EXERCISE GOAL
Reproduce all the lines exactly as they stand, apart from the pictures.

SOURCE MATERIAL
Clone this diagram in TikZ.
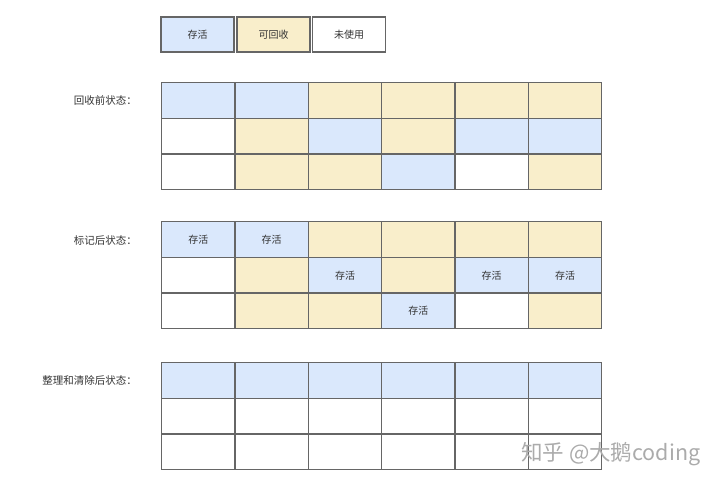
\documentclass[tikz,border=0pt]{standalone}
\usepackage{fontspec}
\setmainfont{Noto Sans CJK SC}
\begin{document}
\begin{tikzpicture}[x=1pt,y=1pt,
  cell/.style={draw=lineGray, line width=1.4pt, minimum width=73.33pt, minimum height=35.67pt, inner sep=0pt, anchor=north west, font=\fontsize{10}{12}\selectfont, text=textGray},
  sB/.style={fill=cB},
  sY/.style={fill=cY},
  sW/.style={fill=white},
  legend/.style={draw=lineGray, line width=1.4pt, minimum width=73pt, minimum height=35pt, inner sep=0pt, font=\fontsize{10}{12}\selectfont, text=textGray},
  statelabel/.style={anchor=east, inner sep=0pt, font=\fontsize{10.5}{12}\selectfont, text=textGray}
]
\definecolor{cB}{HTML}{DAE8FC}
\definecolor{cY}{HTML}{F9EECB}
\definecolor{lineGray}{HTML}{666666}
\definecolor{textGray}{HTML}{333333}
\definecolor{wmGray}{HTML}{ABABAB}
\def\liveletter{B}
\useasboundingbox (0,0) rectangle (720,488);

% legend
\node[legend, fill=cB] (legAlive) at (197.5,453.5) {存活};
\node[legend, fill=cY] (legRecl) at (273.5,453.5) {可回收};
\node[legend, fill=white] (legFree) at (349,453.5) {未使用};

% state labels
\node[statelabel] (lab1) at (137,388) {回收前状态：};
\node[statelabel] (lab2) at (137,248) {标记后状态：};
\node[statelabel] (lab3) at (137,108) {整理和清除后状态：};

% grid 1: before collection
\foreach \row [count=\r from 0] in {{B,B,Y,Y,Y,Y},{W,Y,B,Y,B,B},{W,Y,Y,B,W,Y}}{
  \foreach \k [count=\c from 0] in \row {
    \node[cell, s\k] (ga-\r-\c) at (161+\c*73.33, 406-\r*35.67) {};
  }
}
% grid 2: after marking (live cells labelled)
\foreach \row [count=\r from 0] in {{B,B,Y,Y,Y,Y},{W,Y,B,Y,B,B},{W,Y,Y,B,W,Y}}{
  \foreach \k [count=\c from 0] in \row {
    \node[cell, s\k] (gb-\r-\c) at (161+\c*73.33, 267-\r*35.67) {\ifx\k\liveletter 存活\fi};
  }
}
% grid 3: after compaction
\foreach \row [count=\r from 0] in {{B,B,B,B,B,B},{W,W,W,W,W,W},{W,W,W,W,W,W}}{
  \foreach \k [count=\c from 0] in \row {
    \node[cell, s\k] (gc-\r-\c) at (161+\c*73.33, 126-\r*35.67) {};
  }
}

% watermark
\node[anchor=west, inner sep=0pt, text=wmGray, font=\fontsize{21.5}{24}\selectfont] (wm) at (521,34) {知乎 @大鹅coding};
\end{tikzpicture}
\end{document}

ANSWER FOR THIS EXERCISE
Clone this diagram in TikZ.
\documentclass[tikz,border=0pt]{standalone}
\usepackage{fontspec}
\setmainfont{Noto Sans CJK SC}
\begin{document}
\begin{tikzpicture}[x=1pt,y=1pt,
  cell/.style={draw=lineGray, line width=1.4pt, minimum width=73.33pt, minimum height=35.67pt, inner sep=0pt, anchor=north west, font=\fontsize{10}{12}\selectfont, text=textGray},
  sB/.style={fill=cB},
  sY/.style={fill=cY},
  sW/.style={fill=white},
  legend/.style={draw=lineGray, line width=1.4pt, minimum width=73pt, minimum height=35pt, inner sep=0pt, font=\fontsize{10}{12}\selectfont, text=textGray},
  statelabel/.style={anchor=east, inner sep=0pt, font=\fontsize{10.5}{12}\selectfont, text=textGray}
]
\definecolor{cB}{HTML}{DAE8FC}
\definecolor{cY}{HTML}{F9EECB}
\definecolor{lineGray}{HTML}{666666}
\definecolor{textGray}{HTML}{333333}
\definecolor{wmGray}{HTML}{ABABAB}
\def\liveletter{B}
\useasboundingbox (0,0) rectangle (720,488);

% legend
\node[legend, fill=cB] (legAlive) at (197.5,453.5) {存活};
\node[legend, fill=cY] (legRecl) at (273.5,453.5) {可回收};
\node[legend, fill=white] (legFree) at (349,453.5) {未使用};

% state labels
\node[statelabel] (lab1) at (137,388) {回收前状态：};
\node[statelabel] (lab2) at (137,248) {标记后状态：};
\node[statelabel] (lab3) at (137,108) {整理和清除后状态：};

% grid 1: before collection
\foreach \row [count=\r from 0] in {{B,B,Y,Y,Y,Y},{W,Y,B,Y,B,B},{W,Y,Y,B,W,Y}}{
  \foreach \k [count=\c from 0] in \row {
    \node[cell, s\k] (ga-\r-\c) at (161+\c*73.33, 406-\r*35.67) {};
  }
}
% grid 2: after marking (live cells labelled)
\foreach \row [count=\r from 0] in {{B,B,Y,Y,Y,Y},{W,Y,B,Y,B,B},{W,Y,Y,B,W,Y}}{
  \foreach \k [count=\c from 0] in \row {
    \node[cell, s\k] (gb-\r-\c) at (161+\c*73.33, 267-\r*35.67) {\ifx\k\liveletter 存活\fi};
  }
}
% grid 3: after compaction
\foreach \row [count=\r from 0] in {{B,B,B,B,B,B},{W,W,W,W,W,W},{W,W,W,W,W,W}}{
  \foreach \k [count=\c from 0] in \row {
    \node[cell, s\k] (gc-\r-\c) at (161+\c*73.33, 126-\r*35.67) {};
  }
}

% watermark
\node[anchor=west, inner sep=0pt, text=wmGray, font=\fontsize{21.5}{24}\selectfont] (wm) at (521,34) {知乎 @大鹅coding};
\end{tikzpicture}
\end{document}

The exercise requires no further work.